Essentially, the Blues could kill two birds with one stone with the Roy signing. The club hopes Roy will add some scoring to their roster, while also helping to get the most out of his linemates. For $4 million, it was a risk worth taking in Armstrong's eyes.

But Roy wasn't the Blues' only signing. 

Armstrong also brought in the always-gritty Maxim Lapierre via free agency to add more depth at center. While it's conceivable to think the Blues might try to keep the line of Cracknell, Chris Porter, and Ryan Reaves (dubbed as the CPR line) together this year, Lapierre provides the type of game that will compliment the the bottom half of the Blues' forward group and give the team more options on the bottom two lines. 
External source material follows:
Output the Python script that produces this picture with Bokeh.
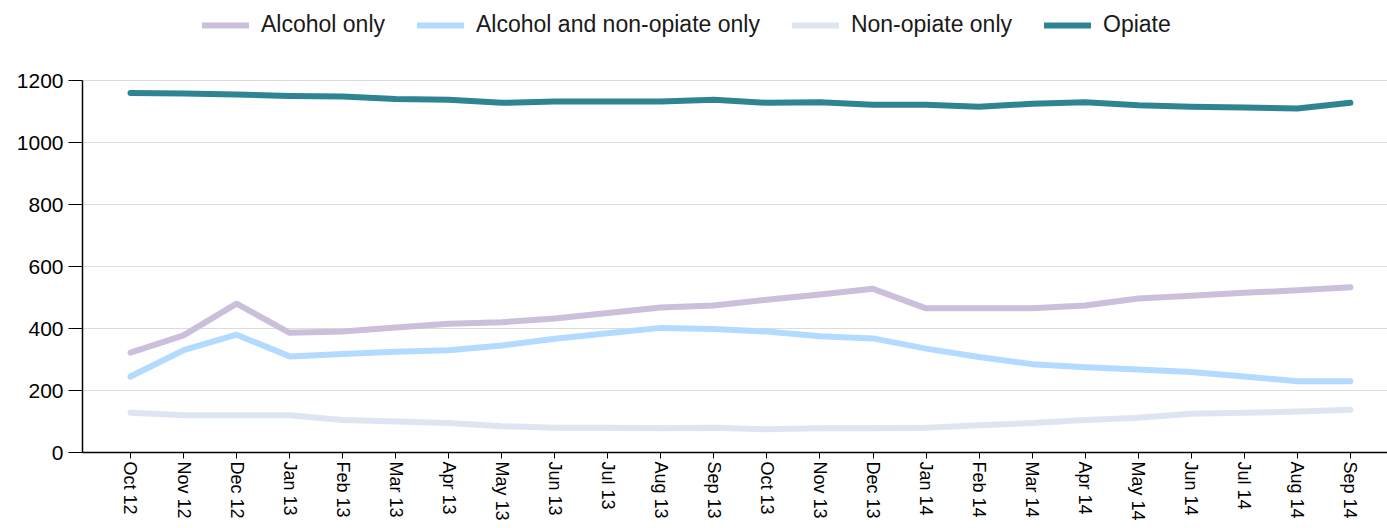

With the Lapierre and Roy signings, the Blues now have depth at center, and many different combinations for head coach Ken Hitchcock to work with in training camp and throughout the season, a luxury the club hasn't had in past years. 

The club's faith in their signings was best evidenced when they opted to trade away David Perron. Perron went to the Edmonton Oilers in exchange for Magnus Paajarvi, a second-round draft pick, and some extra up cap space. Paajarvi provides speed and size for the Blues, along with a distinguished set of offensive skills.

The move was a way to free up cap space after the Roy signing, as well as make the club younger, and in Armstrong's opinion, better.

“We wanted to add a player that we think fits into our organization where we are today and where we are moving forward, said Armstrong after the trade was made. "We think (Paajarvi) is just starting to enter the really good part of his career. We think he brings an element to our team that we don’t have.”

Furthermore, the Blues have completed their task of re-signing their restricted free agents, and remaining under the salary cap ceiling. Currently, the club has just Alex Pietrangelo to re-sign before their offseason is complete, and they have $7.6 million in cap space remaining. 

The long-term deals with Kevin Shattenkirk and Jay Bouwmeester solidify the Blues' top defensive pairings for the foreseeable future, while members of the forward group such as Patrik Berglund and Chris Stewart will have to earn longer deals.

The changes the Blues made this offseason are not like in years past. These moves, while perhaps more expensive than sticking to the status quo, set the Blues up for success, not only for this season, but also for seasons to come. 

The Blues are building their team in an effective, and responsible manner, while putting their team in a great position to win. Armstrong and owner Tom Stillman have found chemistry at the front office level, and Stillman's commitment to his club is a welcomed sight. For the players on the ice, it's time to prove their commitment to bringing a winning tradition to St. Louis. After this offseason, they certainly have all of the tools necessary to do so.